▶ [Aim of the exercise]
Copy all lines of the listing that include the string "this".

Saved entries

** Begin **

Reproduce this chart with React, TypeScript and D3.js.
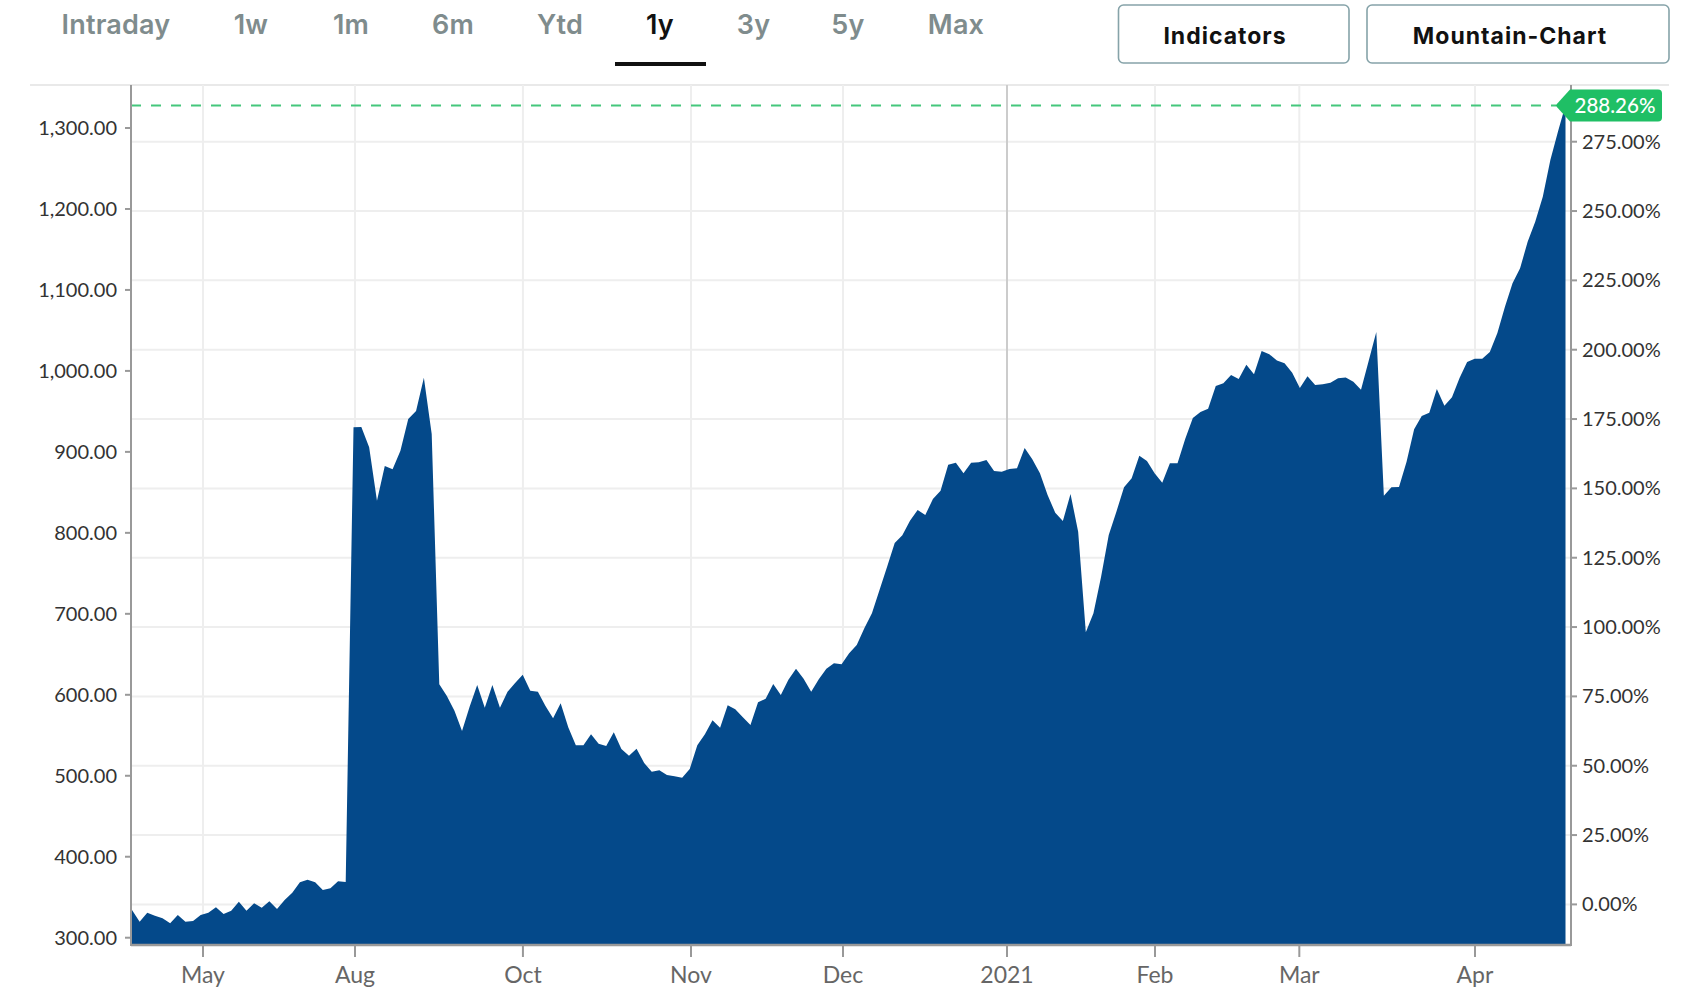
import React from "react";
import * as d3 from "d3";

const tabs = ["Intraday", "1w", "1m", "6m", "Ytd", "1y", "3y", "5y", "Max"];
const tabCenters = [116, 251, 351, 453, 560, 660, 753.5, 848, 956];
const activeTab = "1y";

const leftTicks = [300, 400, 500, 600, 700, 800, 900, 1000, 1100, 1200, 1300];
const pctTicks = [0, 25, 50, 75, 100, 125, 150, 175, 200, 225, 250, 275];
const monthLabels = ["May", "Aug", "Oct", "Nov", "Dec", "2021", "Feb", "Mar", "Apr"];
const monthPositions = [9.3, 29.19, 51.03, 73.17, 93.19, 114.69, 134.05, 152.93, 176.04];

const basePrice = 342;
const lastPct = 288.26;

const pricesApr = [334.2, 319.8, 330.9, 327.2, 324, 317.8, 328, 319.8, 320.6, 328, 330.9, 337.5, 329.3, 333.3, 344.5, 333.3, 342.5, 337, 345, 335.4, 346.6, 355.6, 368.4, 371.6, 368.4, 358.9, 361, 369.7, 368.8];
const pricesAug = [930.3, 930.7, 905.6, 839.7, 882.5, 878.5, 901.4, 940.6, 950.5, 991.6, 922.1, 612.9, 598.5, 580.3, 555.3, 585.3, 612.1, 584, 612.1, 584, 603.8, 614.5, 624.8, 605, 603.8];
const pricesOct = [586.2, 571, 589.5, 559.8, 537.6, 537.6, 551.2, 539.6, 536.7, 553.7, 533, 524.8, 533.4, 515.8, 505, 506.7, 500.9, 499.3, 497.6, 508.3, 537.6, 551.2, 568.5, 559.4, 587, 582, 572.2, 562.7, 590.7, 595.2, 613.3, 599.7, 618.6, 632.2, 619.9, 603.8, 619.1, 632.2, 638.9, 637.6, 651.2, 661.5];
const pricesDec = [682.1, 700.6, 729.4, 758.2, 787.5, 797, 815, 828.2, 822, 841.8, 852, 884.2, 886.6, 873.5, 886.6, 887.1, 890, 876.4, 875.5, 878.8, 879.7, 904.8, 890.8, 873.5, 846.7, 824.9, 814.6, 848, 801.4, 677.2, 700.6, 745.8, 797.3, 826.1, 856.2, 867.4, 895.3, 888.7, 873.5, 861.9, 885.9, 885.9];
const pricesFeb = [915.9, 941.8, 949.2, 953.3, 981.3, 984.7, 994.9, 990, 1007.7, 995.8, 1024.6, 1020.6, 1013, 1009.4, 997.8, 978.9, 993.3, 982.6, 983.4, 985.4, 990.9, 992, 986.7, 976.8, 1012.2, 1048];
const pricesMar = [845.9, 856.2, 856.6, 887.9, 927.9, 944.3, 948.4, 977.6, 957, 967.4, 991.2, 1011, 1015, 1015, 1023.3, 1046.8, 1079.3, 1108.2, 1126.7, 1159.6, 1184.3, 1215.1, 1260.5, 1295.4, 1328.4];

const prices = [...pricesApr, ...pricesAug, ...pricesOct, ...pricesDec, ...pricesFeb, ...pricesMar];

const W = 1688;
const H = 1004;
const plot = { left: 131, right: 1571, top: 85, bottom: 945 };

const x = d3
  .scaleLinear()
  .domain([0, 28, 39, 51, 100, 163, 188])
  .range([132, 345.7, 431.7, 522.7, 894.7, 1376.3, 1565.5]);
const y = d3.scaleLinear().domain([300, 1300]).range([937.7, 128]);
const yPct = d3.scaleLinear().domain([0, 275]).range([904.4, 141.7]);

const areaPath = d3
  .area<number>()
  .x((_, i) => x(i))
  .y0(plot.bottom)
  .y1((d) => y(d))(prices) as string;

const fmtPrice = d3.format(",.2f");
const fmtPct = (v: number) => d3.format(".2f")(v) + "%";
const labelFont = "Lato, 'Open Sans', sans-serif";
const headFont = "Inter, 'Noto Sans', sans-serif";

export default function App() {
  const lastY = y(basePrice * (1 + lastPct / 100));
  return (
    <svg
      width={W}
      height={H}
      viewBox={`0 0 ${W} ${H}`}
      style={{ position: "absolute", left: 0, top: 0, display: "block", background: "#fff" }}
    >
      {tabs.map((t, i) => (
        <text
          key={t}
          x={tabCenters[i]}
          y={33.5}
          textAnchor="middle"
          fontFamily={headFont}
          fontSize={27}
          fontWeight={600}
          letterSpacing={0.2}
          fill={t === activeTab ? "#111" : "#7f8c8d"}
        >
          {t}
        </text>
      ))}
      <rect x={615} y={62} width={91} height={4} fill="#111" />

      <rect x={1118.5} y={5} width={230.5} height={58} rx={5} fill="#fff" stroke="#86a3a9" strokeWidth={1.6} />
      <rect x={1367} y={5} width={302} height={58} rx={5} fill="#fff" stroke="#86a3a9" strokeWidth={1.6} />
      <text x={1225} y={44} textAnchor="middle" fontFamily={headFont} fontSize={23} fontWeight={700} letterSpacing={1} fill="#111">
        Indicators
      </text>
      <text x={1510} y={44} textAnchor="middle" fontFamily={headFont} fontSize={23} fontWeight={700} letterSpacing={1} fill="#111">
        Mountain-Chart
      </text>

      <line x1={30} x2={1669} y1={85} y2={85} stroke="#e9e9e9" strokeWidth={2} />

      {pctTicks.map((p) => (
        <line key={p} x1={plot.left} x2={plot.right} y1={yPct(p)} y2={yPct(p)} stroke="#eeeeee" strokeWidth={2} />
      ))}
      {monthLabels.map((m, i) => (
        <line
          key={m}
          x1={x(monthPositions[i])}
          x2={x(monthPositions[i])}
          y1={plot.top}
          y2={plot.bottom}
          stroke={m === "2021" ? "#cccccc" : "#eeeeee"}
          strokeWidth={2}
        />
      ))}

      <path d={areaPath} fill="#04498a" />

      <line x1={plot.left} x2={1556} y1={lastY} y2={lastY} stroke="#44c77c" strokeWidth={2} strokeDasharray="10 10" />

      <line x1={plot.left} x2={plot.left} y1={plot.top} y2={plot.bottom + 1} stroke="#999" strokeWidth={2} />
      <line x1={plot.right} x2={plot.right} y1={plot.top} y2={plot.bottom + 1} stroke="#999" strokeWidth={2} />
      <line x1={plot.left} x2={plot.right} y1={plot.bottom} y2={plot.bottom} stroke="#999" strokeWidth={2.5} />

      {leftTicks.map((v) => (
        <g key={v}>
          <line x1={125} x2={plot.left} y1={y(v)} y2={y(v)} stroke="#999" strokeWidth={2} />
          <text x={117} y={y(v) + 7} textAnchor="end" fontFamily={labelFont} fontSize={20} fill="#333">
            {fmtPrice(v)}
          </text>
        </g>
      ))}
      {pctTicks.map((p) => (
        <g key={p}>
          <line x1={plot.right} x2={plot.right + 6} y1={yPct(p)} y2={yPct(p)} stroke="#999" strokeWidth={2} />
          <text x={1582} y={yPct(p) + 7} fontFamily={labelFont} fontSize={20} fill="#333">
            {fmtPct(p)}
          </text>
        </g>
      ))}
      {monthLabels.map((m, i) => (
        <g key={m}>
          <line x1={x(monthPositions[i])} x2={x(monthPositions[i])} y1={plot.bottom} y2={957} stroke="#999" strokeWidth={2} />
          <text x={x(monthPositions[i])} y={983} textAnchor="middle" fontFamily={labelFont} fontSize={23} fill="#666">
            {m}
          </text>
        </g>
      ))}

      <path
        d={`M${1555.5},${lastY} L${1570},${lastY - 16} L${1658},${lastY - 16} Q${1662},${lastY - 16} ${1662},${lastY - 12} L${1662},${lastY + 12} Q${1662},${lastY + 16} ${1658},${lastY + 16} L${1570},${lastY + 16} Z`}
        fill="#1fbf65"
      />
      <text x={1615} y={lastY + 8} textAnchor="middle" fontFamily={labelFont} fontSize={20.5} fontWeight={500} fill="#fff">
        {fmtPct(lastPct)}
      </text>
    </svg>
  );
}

** End **
** Begin **

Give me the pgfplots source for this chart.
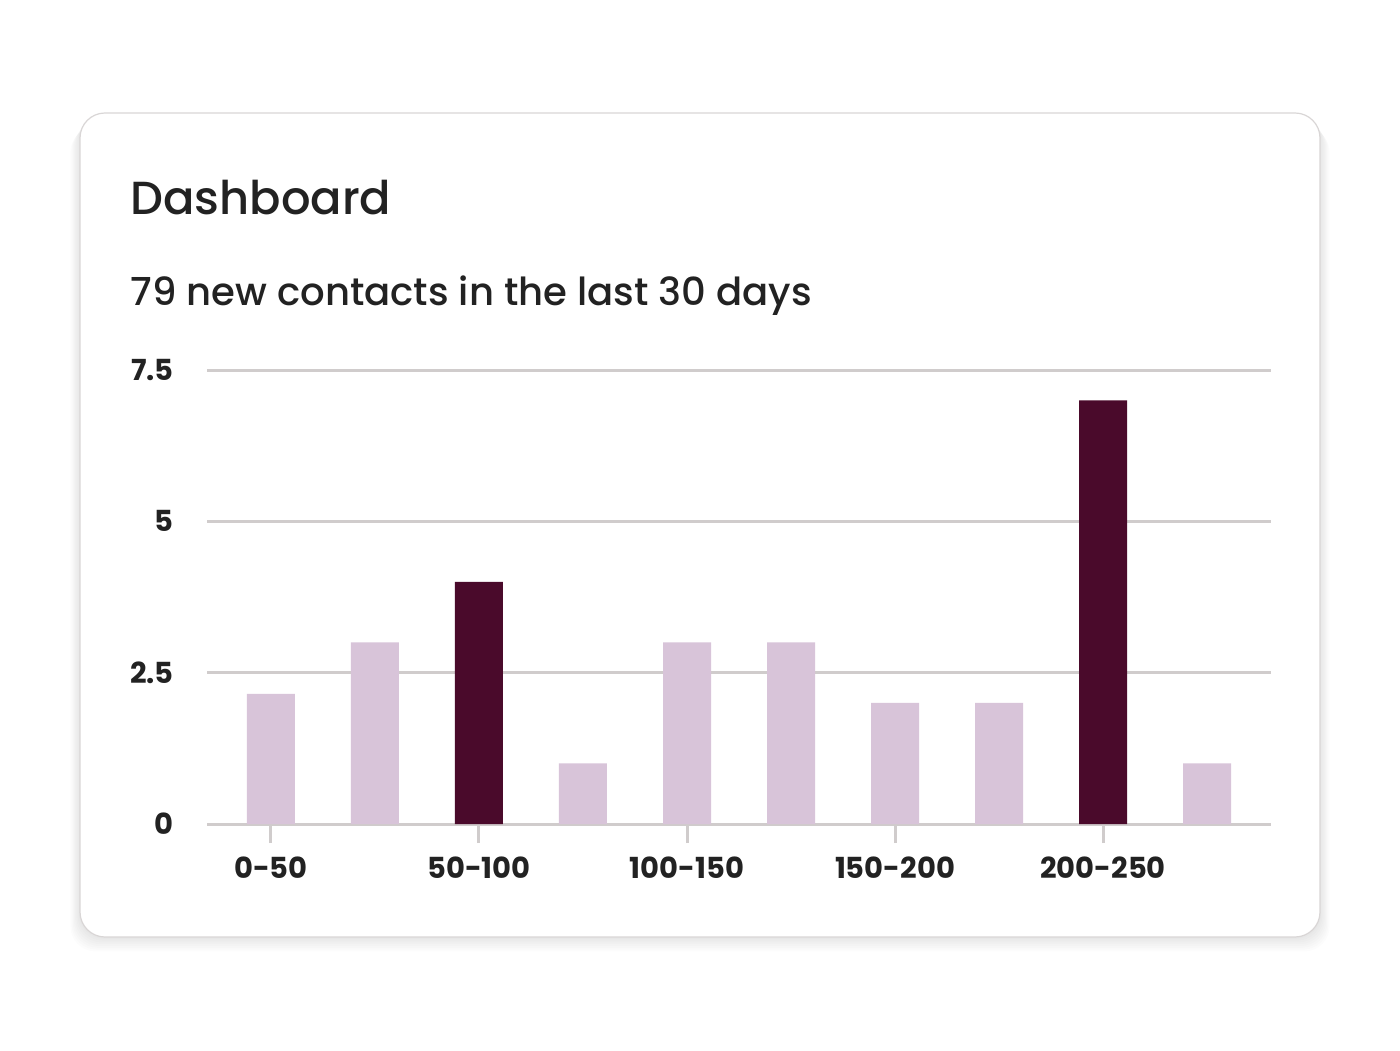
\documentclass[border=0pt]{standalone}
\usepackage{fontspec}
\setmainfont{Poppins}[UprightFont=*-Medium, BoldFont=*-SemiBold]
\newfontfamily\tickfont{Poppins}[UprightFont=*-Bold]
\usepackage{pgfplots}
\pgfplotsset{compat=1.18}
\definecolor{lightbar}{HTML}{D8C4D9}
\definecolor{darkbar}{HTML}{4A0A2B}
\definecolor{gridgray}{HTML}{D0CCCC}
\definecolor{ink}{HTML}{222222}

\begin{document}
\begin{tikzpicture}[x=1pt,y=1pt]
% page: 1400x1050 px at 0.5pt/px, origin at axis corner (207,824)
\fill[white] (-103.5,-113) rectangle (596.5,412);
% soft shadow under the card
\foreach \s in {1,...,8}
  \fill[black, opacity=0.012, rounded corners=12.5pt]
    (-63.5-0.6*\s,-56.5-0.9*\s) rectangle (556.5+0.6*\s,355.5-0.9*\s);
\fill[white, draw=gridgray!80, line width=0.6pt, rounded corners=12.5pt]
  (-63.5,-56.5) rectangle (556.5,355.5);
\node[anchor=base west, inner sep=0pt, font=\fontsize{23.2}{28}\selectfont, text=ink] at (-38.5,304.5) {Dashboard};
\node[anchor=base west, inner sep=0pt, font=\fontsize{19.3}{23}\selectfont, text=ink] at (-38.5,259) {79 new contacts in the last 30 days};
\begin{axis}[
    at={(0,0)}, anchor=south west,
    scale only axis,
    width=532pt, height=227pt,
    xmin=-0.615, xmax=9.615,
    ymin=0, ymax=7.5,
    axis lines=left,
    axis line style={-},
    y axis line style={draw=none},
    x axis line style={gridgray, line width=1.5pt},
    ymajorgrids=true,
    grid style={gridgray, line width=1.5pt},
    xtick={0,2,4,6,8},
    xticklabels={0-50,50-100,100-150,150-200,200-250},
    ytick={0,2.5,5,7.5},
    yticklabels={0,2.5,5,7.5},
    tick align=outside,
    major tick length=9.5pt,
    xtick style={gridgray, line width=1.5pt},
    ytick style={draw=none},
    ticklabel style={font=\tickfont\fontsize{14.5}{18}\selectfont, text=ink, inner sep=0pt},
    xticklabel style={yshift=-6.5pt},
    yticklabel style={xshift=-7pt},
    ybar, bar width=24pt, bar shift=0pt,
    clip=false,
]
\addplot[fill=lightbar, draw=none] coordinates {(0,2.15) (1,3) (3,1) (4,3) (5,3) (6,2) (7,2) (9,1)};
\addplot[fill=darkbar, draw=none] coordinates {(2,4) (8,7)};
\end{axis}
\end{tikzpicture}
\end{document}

** End **

▶ [Result of the task]
Reproduce this chart with React, TypeScript and D3.js.
Give me the pgfplots source for this chart.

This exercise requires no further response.